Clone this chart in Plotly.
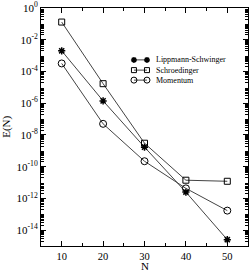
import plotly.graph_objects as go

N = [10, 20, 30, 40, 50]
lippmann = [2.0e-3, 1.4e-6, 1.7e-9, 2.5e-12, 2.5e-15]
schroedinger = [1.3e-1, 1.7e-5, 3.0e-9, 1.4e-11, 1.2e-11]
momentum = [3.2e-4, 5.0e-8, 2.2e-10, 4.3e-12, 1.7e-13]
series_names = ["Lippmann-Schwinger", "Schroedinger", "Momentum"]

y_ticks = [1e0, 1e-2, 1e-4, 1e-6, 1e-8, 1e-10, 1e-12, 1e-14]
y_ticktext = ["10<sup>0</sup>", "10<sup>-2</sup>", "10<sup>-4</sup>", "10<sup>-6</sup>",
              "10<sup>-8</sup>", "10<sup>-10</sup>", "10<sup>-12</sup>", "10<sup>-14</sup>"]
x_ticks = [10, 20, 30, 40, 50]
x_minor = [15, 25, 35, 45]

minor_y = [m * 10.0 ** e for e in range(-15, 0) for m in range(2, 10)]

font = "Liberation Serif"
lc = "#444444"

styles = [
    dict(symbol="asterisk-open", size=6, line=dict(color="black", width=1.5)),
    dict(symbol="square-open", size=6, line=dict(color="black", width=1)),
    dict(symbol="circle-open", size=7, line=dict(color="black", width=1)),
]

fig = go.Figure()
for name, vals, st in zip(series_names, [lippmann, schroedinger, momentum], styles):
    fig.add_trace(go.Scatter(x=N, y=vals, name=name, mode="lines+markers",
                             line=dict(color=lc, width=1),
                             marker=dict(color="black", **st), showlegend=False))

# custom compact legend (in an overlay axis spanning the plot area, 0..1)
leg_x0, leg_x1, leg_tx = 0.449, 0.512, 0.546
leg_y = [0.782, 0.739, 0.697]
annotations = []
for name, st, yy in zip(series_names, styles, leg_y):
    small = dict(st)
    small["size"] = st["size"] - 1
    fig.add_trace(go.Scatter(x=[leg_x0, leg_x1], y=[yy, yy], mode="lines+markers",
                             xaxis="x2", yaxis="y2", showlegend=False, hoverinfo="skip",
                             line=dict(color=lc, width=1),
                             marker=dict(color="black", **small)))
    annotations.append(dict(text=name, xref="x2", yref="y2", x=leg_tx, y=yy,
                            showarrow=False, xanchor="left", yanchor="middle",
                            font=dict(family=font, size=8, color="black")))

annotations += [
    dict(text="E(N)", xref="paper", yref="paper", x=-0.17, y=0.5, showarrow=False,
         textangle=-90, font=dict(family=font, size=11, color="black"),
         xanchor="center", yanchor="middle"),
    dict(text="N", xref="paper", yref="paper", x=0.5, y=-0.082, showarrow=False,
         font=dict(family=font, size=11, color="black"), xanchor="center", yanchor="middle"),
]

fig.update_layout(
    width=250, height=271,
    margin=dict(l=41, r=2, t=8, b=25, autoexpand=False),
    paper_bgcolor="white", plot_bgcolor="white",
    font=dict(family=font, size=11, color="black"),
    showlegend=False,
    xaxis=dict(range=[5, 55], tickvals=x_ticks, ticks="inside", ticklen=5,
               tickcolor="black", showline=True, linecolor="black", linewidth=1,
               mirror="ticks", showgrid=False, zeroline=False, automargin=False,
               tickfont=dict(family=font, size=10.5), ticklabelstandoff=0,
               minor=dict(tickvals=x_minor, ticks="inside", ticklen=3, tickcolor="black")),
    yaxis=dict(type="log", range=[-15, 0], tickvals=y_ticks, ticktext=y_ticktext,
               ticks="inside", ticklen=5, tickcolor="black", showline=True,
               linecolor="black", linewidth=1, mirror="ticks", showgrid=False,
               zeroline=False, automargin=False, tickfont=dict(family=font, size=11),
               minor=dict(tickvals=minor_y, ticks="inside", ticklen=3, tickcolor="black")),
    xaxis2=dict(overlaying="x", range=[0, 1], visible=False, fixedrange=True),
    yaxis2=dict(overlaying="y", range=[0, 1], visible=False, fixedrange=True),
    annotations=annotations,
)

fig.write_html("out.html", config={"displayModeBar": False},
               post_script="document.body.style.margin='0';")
============================================================
§ **DIRECTIVE**
The data should be printed again unchanged; leave its pictures out.

§ **TASK RESULT**
Clone this chart in Plotly.
import plotly.graph_objects as go

N = [10, 20, 30, 40, 50]
lippmann = [2.0e-3, 1.4e-6, 1.7e-9, 2.5e-12, 2.5e-15]
schroedinger = [1.3e-1, 1.7e-5, 3.0e-9, 1.4e-11, 1.2e-11]
momentum = [3.2e-4, 5.0e-8, 2.2e-10, 4.3e-12, 1.7e-13]
series_names = ["Lippmann-Schwinger", "Schroedinger", "Momentum"]

y_ticks = [1e0, 1e-2, 1e-4, 1e-6, 1e-8, 1e-10, 1e-12, 1e-14]
y_ticktext = ["10<sup>0</sup>", "10<sup>-2</sup>", "10<sup>-4</sup>", "10<sup>-6</sup>",
              "10<sup>-8</sup>", "10<sup>-10</sup>", "10<sup>-12</sup>", "10<sup>-14</sup>"]
x_ticks = [10, 20, 30, 40, 50]
x_minor = [15, 25, 35, 45]

minor_y = [m * 10.0 ** e for e in range(-15, 0) for m in range(2, 10)]

font = "Liberation Serif"
lc = "#444444"

styles = [
    dict(symbol="asterisk-open", size=6, line=dict(color="black", width=1.5)),
    dict(symbol="square-open", size=6, line=dict(color="black", width=1)),
    dict(symbol="circle-open", size=7, line=dict(color="black", width=1)),
]

fig = go.Figure()
for name, vals, st in zip(series_names, [lippmann, schroedinger, momentum], styles):
    fig.add_trace(go.Scatter(x=N, y=vals, name=name, mode="lines+markers",
                             line=dict(color=lc, width=1),
                             marker=dict(color="black", **st), showlegend=False))

# custom compact legend (in an overlay axis spanning the plot area, 0..1)
leg_x0, leg_x1, leg_tx = 0.449, 0.512, 0.546
leg_y = [0.782, 0.739, 0.697]
annotations = []
for name, st, yy in zip(series_names, styles, leg_y):
    small = dict(st)
    small["size"] = st["size"] - 1
    fig.add_trace(go.Scatter(x=[leg_x0, leg_x1], y=[yy, yy], mode="lines+markers",
                             xaxis="x2", yaxis="y2", showlegend=False, hoverinfo="skip",
                             line=dict(color=lc, width=1),
                             marker=dict(color="black", **small)))
    annotations.append(dict(text=name, xref="x2", yref="y2", x=leg_tx, y=yy,
                            showarrow=False, xanchor="left", yanchor="middle",
                            font=dict(family=font, size=8, color="black")))

annotations += [
    dict(text="E(N)", xref="paper", yref="paper", x=-0.17, y=0.5, showarrow=False,
         textangle=-90, font=dict(family=font, size=11, color="black"),
         xanchor="center", yanchor="middle"),
    dict(text="N", xref="paper", yref="paper", x=0.5, y=-0.082, showarrow=False,
         font=dict(family=font, size=11, color="black"), xanchor="center", yanchor="middle"),
]

fig.update_layout(
    width=250, height=271,
    margin=dict(l=41, r=2, t=8, b=25, autoexpand=False),
    paper_bgcolor="white", plot_bgcolor="white",
    font=dict(family=font, size=11, color="black"),
    showlegend=False,
    xaxis=dict(range=[5, 55], tickvals=x_ticks, ticks="inside", ticklen=5,
               tickcolor="black", showline=True, linecolor="black", linewidth=1,
               mirror="ticks", showgrid=False, zeroline=False, automargin=False,
               tickfont=dict(family=font, size=10.5), ticklabelstandoff=0,
               minor=dict(tickvals=x_minor, ticks="inside", ticklen=3, tickcolor="black")),
    yaxis=dict(type="log", range=[-15, 0], tickvals=y_ticks, ticktext=y_ticktext,
               ticks="inside", ticklen=5, tickcolor="black", showline=True,
               linecolor="black", linewidth=1, mirror="ticks", showgrid=False,
               zeroline=False, automargin=False, tickfont=dict(family=font, size=11),
               minor=dict(tickvals=minor_y, ticks="inside", ticklen=3, tickcolor="black")),
    xaxis2=dict(overlaying="x", range=[0, 1], visible=False, fixedrange=True),
    yaxis2=dict(overlaying="y", range=[0, 1], visible=False, fixedrange=True),
    annotations=annotations,
)

fig.write_html("out.html", config={"displayModeBar": False},
               post_script="document.body.style.margin='0';")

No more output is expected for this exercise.